Negative Consequences:

  • External dependency: Adds LibCST as a required dependency (~2MB installed)

  • Learning curve: Developers must learn LibCST APIs and concepts

  • Memory usage: CST with metadata consumes more memory than basic AST

  • Python version coupling: LibCST version updates needed for new Python features

Risks and Mitigations:

  • Risk: LibCST performance doesn’t meet 1000ms target for 1000 lines Mitigation: Target confirmed achievable through validation - 600ms measured performance provides comfortable margin

  • Risk: LibCST compatibility issues with future Python versions Mitigation: Monitor LibCST releases, maintain version compatibility matrix

  • Risk: Complex rule implementation due to CST complexity Mitigation: Create helper utilities, comprehensive examples, developer documentation

  • Risk: Memory usage exceeds 100MB limit for large codebases Mitigation: Implement streaming analysis, selective metadata loading, memory profiling

Implementation Guidelines:

  1. Metadata strategy: Use all three providers (Position, Scope, QualifiedName) for comprehensive analysis

  2. Performance monitoring: Track analysis time and memory usage per file size

  3. Error handling: Graceful degradation for parse errors and malformed code

  4. Caching considerations: Evaluate metadata caching for improved performance

  5. Testing approach: Validate against diverse Python codebases and edge cases

Technical Dependencies:

  • Required: libcst >= 1.0.0 for Python 3.10+ support

  • Optional: typing_extensions for enhanced type annotation support

  • Testing: Representative Python codebases for validation and benchmarking

Future Extensibility Considerations:

Extended File Support (Phase 5+ enhancement): The chosen LibCST technology supports analysis of complete Python modules, which aligns well with potential future support for embedded Python code in documentation. Future implementation would use an extract-and-wrap pattern:

  • Extract Python snippets from documentation sources (doctest.find(), RST parsers, Markdown parsers)

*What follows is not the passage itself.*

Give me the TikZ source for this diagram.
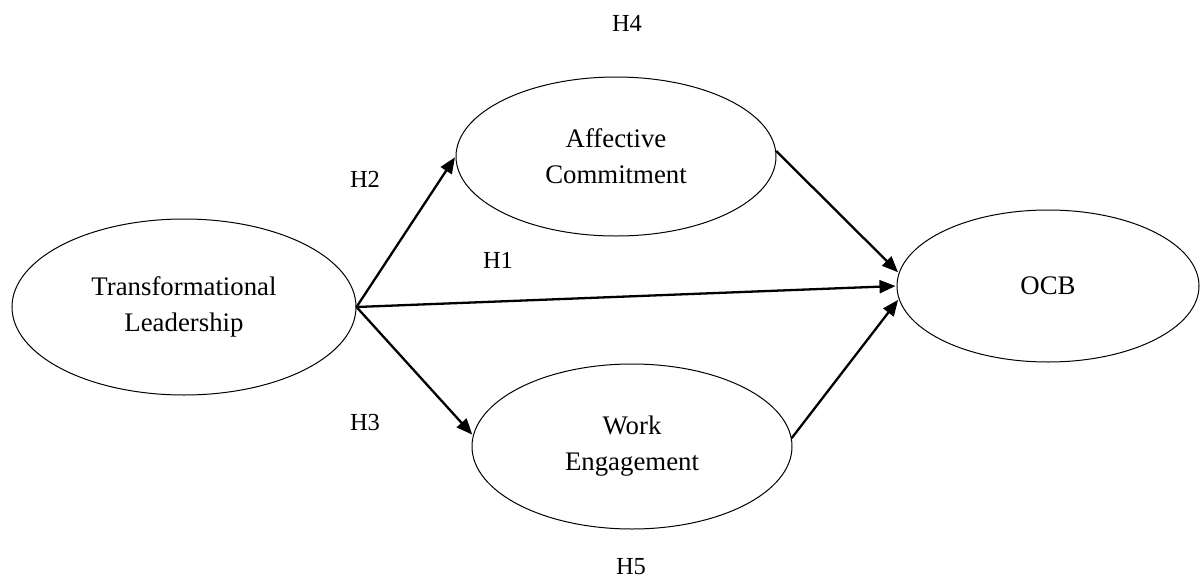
\documentclass[tikz,border=0pt]{standalone}
\usepackage{fontspec}
\setmainfont{Liberation Serif}
\usetikzlibrary{shapes.geometric,arrows.meta}
\begin{document}
\begin{tikzpicture}[x=1pt,y=1pt,
  construct/.style={draw, line width=1pt, ellipse, inner sep=0pt, align=center,
    font=\fontsize{26.8}{36}\selectfont},
  hyp/.style={font=\fontsize{24.5}{28}\selectfont, inner sep=0pt},
  path/.style={line width=2.3pt, -{Triangle[length=16pt,width=13pt]}, shorten >=1pt}]
\useasboundingbox (0,0) rectangle (1200,-581);
\node[construct, minimum width=344pt, minimum height=176pt] (TL) at (184,-307) {Transformational\\Leadership};
\node[construct, minimum width=320pt, minimum height=159pt] (AC) at (616,-156.5) {Affective\\Commitment};
\node[construct, minimum width=320pt, minimum height=165pt] (WE) at (632,-446.5) {Work\\Engagement};
\node[construct, minimum width=302pt, minimum height=152pt] (OCB) at (1048,-286) {OCB};
\node[hyp] (H4) at (627,-23) {H4};
\node[hyp] (H2) at (365,-179) {H2};
\node[hyp] (H1) at (498,-260) {H1};
\node[hyp] (H3) at (365,-423) {H3};
\node[hyp] (H5) at (631,-567) {H5};
\draw[path] (TL.east) -- (AC.180);
\draw[path] (TL.east) -- (OCB.west);
\draw[path] (TL.east) -- (WE.176);
\draw[path] (AC.2) -- (OCB.175);
\draw[path] (WE.3) -- (OCB.185);
\end{tikzpicture}
\end{document}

  • Wrap extracted code in minimal module scaffolding for LibCST analysis

  • Process through standard pipeline without requiring changes to rule framework

  • Map violations back to original documentation file locations

This approach leverages LibCST’s complete-module requirement as an architectural strength rather than limitation, enabling consistent analysis across both production code and documentation examples.